Consider this simpler example:
function foo({ bar }) {
console.log(bar);
}
You can call this like foo({ bar: 42 });
and get 42
in the console.
But say you want a default parameter, you want bar
and baz
, but make baz
optional, with a default value of true
, you can do it like so:
function foo({ bar, baz = true }) {
console.log(bar, baz);
}
Call that one with foo({ bar: 42 })
would result in 42, true
.
Now say we want all of the arguments to be optional:
function foo({ bar = 42, baz = true }) {
console.log(bar, baz);
}
foo({}); // 42, true
// however
foo(); // TypeError: Cannot destructure property `bar` of 'undefined' or 'null'.

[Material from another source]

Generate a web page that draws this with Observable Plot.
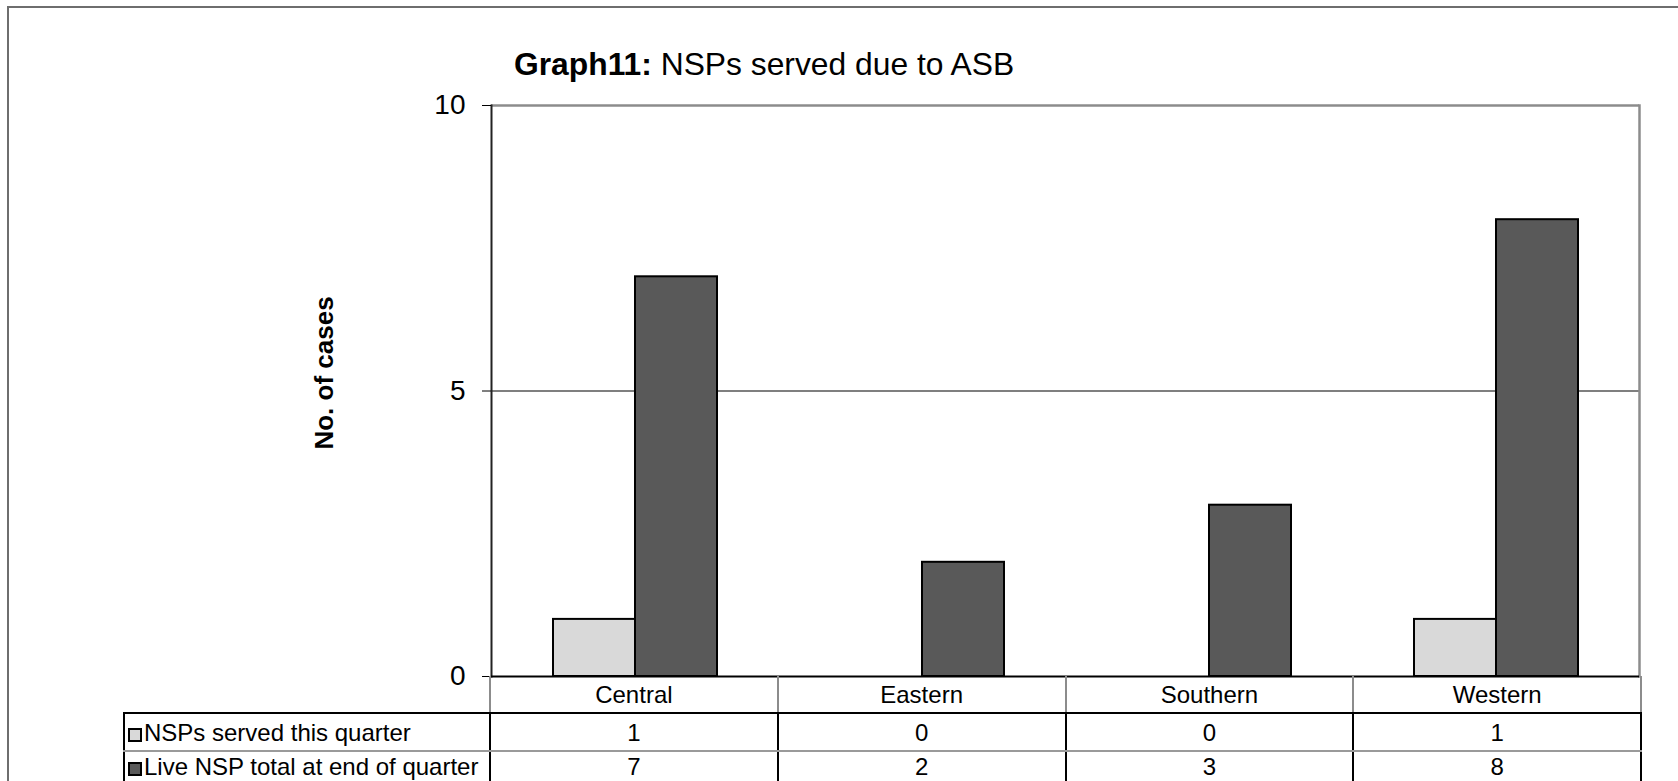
<!DOCTYPE html>
<html>
<head>
<meta charset="utf-8">
<script src="https://cdn.jsdelivr.net/npm/d3@7"></script>
<script src="https://cdn.jsdelivr.net/npm/@observablehq/plot@0.6"></script>
<style>
  html, body { margin: 0; padding: 0; background: #fff; overflow: hidden; }
  #page { position: relative; width: 1678px; height: 781px; overflow: hidden;
          font-family: "Liberation Sans", Arial, sans-serif; color: #000; }
  #border { position: absolute; left: 7px; top: 6px; width: 1700px; height: 800px;
            border-top: 2px solid #6e6e6e; border-left: 2px solid #6e6e6e; }
  #title { position: absolute; left: 514px; top: 49px; font-size: 31.8px; line-height: 30px; white-space: nowrap; }
  #chart { position: absolute; left: 0; top: 0; }
  #chart svg { color: #000; }
  #chart [aria-label="y-axis label"] { translate: 0px -18px; }
  #chart [aria-label="y-axis label"] text { font-size: 26px; font-weight: bold; }
  #table { position: absolute; left: 123px; top: 676px; border-collapse: collapse; table-layout: fixed;
           font-size: 24px; line-height: 21px; }
  #table td { padding: 0; height: 36px; text-align: center; vertical-align: middle; white-space: nowrap; }
  #table tr.r2 td { vertical-align: top; padding-top: 4px; height: 26px; }
  #table td.lab { text-align: left; padding-left: 3px; border-left: 2px solid #000; border-top: 2px solid #000; }
  #table tr.head td { border-bottom: 2px solid #000; }
  #table tr.head td.blank { border: none; }
  #table tr.head td.cat { border-left: 2px solid #8c8c8c; }
  #table tr.head td.cat.last { border-right: 2px solid #8c8c8c; }
  #table tr.r1 td { border-bottom: 2px solid #9a9a9a; }
  #table tr.body td.val { border-left: 2px solid #000; }
  #table tr.body td.val.last { border-right: 2px solid #000; }
  .sw { display: inline-block; width: 14px; height: 14px; border: 2.5px solid #000; margin-right: 2px;
        vertical-align: -1px; box-sizing: border-box; }
</style>
</head>
<body>
<div id="page">
  <div id="border"></div>
  <div id="title"><b>Graph11:</b> NSPs served due to ASB</div>
  <div id="chart"></div>
  <table id="table"></table>
</div>
<script>
// ---- data ----
const regions = ["Central", "Eastern", "Southern", "Western"];
const seriesNames = ["NSPs served this quarter", "Live NSP total at end of quarter"];
const served = [1, 0, 0, 1];
const live = [7, 2, 3, 8];
const yTicks = [0, 5, 10];
const seriesColors = ["#d9d9d9", "#595959"];
const yLabel = "No. of cases";

const seriesValues = [served, live];
const data = regions.flatMap((r, i) =>
  seriesNames.map((s, k) => ({ region: r, series: s, value: seriesValues[k][i] }))
);

const chart = Plot.plot({
  width: 1678,
  height: 680,
  marginLeft: 489,
  marginRight: 38,
  marginTop: 105,
  marginBottom: 4,
  style: { fontFamily: "'Liberation Sans', Arial, sans-serif", background: "transparent", overflow: "visible" },
  fx: { domain: regions, padding: 0, axis: null },
  x: { domain: seriesNames, paddingInner: 0, paddingOuter: 0.735, axis: null },
  y: { domain: [0, 10] },
  color: { domain: seriesNames, range: seriesColors },
  marks: [
    Plot.ruleY([5], { stroke: "#000", strokeWidth: 1.2 }),
    Plot.ruleY([10], { stroke: "#8c8c8c", strokeWidth: 2.5 }),
    Plot.frame({ anchor: "right", stroke: "#8c8c8c", strokeWidth: 2.5, facetAnchor: "right" }),
    Plot.barY(data, { fx: "region", x: "series", y: "value", fill: "series", stroke: "#000", strokeWidth: 2 }),
    Plot.frame({ anchor: "left", stroke: "#222", strokeWidth: 2, facetAnchor: "left" }),
    Plot.ruleY([0], { stroke: "#000", strokeWidth: 2 }),
    Plot.axisY({
      ticks: yTicks, tickFormat: d => String(d), tickSize: 9, tickPadding: 17, fontSize: 28,
      stroke: "#000", label: yLabel, labelAnchor: "center", labelOffset: 177, labelArrow: "none"
    })
  ]
});
document.getElementById("chart").appendChild(chart);

// ---- data table (legend + values) ----
const table = document.getElementById("table");
const colgroup = document.createElement("colgroup");
const c0 = document.createElement("col"); c0.style.width = "366px"; colgroup.appendChild(c0);
regions.forEach(() => { const c = document.createElement("col"); c.style.width = "287.75px"; colgroup.appendChild(c); });
table.appendChild(colgroup);

const head = document.createElement("tr"); head.className = "head";
const blank = document.createElement("td"); blank.className = "blank"; head.appendChild(blank);
regions.forEach((r, i) => {
  const td = document.createElement("td");
  td.className = "cat" + (i === regions.length - 1 ? " last" : "");
  td.textContent = r; head.appendChild(td);
});
table.appendChild(head);

seriesNames.forEach((s, k) => {
  const tr = document.createElement("tr"); tr.className = "body r" + (k + 1);
  const lab = document.createElement("td"); lab.className = "lab";
  const sw = document.createElement("span"); sw.className = "sw"; sw.style.background = seriesColors[k];
  lab.appendChild(sw); lab.appendChild(document.createTextNode(s));
  tr.appendChild(lab);
  seriesValues[k].forEach((v, i) => {
    const td = document.createElement("td");
    td.className = "val" + (i === regions.length - 1 ? " last" : "");
    td.textContent = String(v); tr.appendChild(td);
  });
  table.appendChild(tr);
});
</script>
</body>
</html>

Oops, you can't destructure a value that wasn't passed. So you need that parameter to have a default too:
function foo({ bar = 42, baz = true } = {}) {
console.log(bar, baz);
}
foo(); // 42, true. Yey!
Therefore, for your specific example:
function drawES2015Chart({size = 'big', cords = {x: 0, y: 0}, radius = 25} = {}) {
...
}
accepts one optional parameter, an object with three optional keys:
size
is an optional key with a default value of big
cords
is an optional key with a default value of {x: 0, y: 0}
radius
is an optional key with a default value of 25
And because all of the keys are optional, we assume that empty input is equivalent to empty object, which would in turn use all of the default values for our keys.